→ SHORT PROBLEM: Repeat, exactly and in full, the lines of the listing below, but without any pictures.

→ MATERIAL:
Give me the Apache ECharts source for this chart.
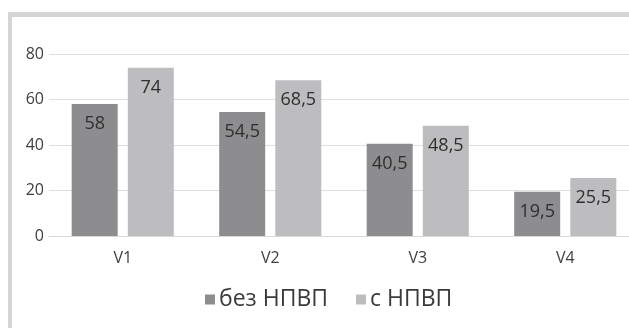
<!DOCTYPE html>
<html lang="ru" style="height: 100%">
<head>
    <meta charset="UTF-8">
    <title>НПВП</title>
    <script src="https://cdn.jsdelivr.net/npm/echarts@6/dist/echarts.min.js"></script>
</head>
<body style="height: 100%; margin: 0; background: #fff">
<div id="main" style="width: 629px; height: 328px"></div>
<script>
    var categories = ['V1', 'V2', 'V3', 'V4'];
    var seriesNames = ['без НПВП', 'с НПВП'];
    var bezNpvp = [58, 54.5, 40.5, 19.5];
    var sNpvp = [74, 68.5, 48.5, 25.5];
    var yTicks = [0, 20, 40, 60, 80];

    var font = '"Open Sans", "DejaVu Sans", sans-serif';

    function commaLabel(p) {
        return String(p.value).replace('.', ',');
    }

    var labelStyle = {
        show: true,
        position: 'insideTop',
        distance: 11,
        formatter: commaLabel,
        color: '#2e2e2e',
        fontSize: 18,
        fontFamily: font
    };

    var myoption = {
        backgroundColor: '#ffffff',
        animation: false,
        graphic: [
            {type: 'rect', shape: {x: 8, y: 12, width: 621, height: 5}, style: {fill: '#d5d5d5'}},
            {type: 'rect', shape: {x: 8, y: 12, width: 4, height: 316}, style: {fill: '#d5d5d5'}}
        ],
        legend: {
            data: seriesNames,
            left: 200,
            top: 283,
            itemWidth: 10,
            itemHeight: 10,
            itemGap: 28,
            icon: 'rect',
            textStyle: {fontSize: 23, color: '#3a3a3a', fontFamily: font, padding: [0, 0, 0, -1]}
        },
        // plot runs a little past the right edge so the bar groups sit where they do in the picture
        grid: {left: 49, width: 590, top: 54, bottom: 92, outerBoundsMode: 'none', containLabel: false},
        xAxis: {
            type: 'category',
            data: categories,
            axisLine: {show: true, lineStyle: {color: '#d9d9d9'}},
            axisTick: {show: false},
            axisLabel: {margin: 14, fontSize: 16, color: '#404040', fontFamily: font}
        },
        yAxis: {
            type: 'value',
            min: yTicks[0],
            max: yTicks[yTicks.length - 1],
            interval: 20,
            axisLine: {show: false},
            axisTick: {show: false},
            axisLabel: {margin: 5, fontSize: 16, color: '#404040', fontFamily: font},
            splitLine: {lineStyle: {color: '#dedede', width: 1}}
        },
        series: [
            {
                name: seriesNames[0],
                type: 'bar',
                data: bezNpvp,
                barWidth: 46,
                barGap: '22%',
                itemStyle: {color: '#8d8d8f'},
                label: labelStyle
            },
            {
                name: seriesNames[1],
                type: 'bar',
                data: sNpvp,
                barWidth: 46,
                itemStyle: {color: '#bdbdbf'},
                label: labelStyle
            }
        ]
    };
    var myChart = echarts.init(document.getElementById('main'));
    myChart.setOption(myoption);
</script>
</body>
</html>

→ THE OUTPUT:
Give me the Apache ECharts source for this chart.
<!DOCTYPE html>
<html lang="ru" style="height: 100%">
<head>
    <meta charset="UTF-8">
    <title>НПВП</title>
    <script src="https://cdn.jsdelivr.net/npm/echarts@6/dist/echarts.min.js"></script>
</head>
<body style="height: 100%; margin: 0; background: #fff">
<div id="main" style="width: 629px; height: 328px"></div>
<script>
    var categories = ['V1', 'V2', 'V3', 'V4'];
    var seriesNames = ['без НПВП', 'с НПВП'];
    var bezNpvp = [58, 54.5, 40.5, 19.5];
    var sNpvp = [74, 68.5, 48.5, 25.5];
    var yTicks = [0, 20, 40, 60, 80];

    var font = '"Open Sans", "DejaVu Sans", sans-serif';

    function commaLabel(p) {
        return String(p.value).replace('.', ',');
    }

    var labelStyle = {
        show: true,
        position: 'insideTop',
        distance: 11,
        formatter: commaLabel,
        color: '#2e2e2e',
        fontSize: 18,
        fontFamily: font
    };

    var myoption = {
        backgroundColor: '#ffffff',
        animation: false,
        graphic: [
            {type: 'rect', shape: {x: 8, y: 12, width: 621, height: 5}, style: {fill: '#d5d5d5'}},
            {type: 'rect', shape: {x: 8, y: 12, width: 4, height: 316}, style: {fill: '#d5d5d5'}}
        ],
        legend: {
            data: seriesNames,
            left: 200,
            top: 283,
            itemWidth: 10,
            itemHeight: 10,
            itemGap: 28,
            icon: 'rect',
            textStyle: {fontSize: 23, color: '#3a3a3a', fontFamily: font, padding: [0, 0, 0, -1]}
        },
        // plot runs a little past the right edge so the bar groups sit where they do in the picture
        grid: {left: 49, width: 590, top: 54, bottom: 92, outerBoundsMode: 'none', containLabel: false},
        xAxis: {
            type: 'category',
            data: categories,
            axisLine: {show: true, lineStyle: {color: '#d9d9d9'}},
            axisTick: {show: false},
            axisLabel: {margin: 14, fontSize: 16, color: '#404040', fontFamily: font}
        },
        yAxis: {
            type: 'value',
            min: yTicks[0],
            max: yTicks[yTicks.length - 1],
            interval: 20,
            axisLine: {show: false},
            axisTick: {show: false},
            axisLabel: {margin: 5, fontSize: 16, color: '#404040', fontFamily: font},
            splitLine: {lineStyle: {color: '#dedede', width: 1}}
        },
        series: [
            {
                name: seriesNames[0],
                type: 'bar',
                data: bezNpvp,
                barWidth: 46,
                barGap: '22%',
                itemStyle: {color: '#8d8d8f'},
                label: labelStyle
            },
            {
                name: seriesNames[1],
                type: 'bar',
                data: sNpvp,
                barWidth: 46,
                itemStyle: {color: '#bdbdbf'},
                label: labelStyle
            }
        ]
    };
    var myChart = echarts.init(document.getElementById('main'));
    myChart.setOption(myoption);
</script>
</body>
</html>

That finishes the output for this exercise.